Extract the lines of the material below, beginning with the first and ending with the line that holds "import seaborn as sns". Skip every picture.

╭──

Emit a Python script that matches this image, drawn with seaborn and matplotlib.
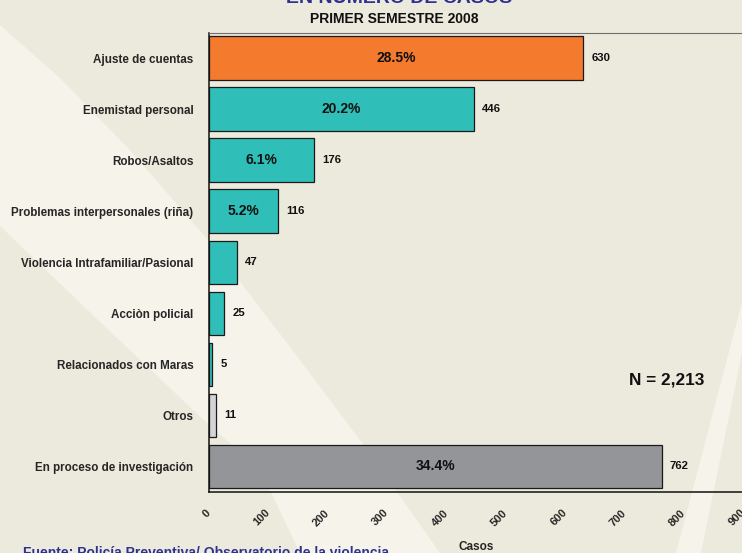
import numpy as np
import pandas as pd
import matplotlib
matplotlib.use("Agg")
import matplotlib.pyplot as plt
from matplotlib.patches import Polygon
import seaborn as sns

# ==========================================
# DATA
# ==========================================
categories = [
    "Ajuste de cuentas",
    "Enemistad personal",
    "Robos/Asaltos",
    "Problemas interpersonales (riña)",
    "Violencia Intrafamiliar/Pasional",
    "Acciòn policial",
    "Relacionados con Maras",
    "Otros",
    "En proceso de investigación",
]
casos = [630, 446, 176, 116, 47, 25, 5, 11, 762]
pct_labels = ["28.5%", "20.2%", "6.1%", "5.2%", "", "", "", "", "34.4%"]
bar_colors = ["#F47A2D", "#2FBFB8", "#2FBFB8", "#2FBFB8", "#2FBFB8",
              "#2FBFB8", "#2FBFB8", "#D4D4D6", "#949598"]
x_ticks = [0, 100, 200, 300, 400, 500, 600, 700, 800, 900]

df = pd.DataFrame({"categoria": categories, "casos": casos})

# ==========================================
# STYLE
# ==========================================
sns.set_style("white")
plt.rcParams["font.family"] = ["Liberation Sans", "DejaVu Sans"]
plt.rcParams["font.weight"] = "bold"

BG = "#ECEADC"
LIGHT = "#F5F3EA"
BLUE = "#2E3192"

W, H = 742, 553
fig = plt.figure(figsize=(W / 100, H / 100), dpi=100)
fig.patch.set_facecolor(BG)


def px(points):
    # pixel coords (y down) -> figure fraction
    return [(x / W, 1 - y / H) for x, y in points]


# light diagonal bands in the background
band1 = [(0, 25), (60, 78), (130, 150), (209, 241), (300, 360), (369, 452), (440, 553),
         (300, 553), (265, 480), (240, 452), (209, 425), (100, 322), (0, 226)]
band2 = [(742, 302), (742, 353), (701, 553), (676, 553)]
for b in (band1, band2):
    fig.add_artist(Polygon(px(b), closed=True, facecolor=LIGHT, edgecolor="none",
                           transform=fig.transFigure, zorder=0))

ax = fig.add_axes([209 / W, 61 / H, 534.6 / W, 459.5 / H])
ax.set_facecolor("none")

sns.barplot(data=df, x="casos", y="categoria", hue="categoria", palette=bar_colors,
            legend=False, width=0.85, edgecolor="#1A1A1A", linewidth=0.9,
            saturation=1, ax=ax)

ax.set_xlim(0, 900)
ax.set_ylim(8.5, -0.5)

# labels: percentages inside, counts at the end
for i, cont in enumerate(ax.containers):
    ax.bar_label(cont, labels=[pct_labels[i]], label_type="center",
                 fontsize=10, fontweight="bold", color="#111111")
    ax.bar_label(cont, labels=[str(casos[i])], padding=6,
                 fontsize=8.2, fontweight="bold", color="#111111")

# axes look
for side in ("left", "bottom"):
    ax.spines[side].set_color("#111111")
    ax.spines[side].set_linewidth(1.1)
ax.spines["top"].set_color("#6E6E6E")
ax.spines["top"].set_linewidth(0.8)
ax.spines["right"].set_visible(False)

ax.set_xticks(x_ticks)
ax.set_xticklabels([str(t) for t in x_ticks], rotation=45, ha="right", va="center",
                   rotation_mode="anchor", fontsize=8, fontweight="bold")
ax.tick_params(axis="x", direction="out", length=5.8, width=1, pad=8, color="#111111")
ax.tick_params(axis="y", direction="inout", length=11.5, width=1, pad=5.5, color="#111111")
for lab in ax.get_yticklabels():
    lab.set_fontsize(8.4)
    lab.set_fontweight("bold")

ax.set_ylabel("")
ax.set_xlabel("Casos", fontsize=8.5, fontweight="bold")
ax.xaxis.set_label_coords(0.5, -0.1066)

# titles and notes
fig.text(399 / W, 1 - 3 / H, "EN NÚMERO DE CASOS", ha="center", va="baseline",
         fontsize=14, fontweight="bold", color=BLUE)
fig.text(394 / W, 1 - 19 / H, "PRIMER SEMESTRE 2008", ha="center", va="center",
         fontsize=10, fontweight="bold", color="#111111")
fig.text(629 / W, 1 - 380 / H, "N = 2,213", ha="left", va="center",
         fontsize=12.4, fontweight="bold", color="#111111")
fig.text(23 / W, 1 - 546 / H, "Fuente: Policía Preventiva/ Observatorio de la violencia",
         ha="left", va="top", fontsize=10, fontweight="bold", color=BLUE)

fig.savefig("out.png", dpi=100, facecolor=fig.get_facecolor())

╰──

FULL RESPONSE:
Emit a Python script that matches this image, drawn with seaborn and matplotlib.
import numpy as np
import pandas as pd
import matplotlib
matplotlib.use("Agg")
import matplotlib.pyplot as plt
from matplotlib.patches import Polygon
import seaborn as sns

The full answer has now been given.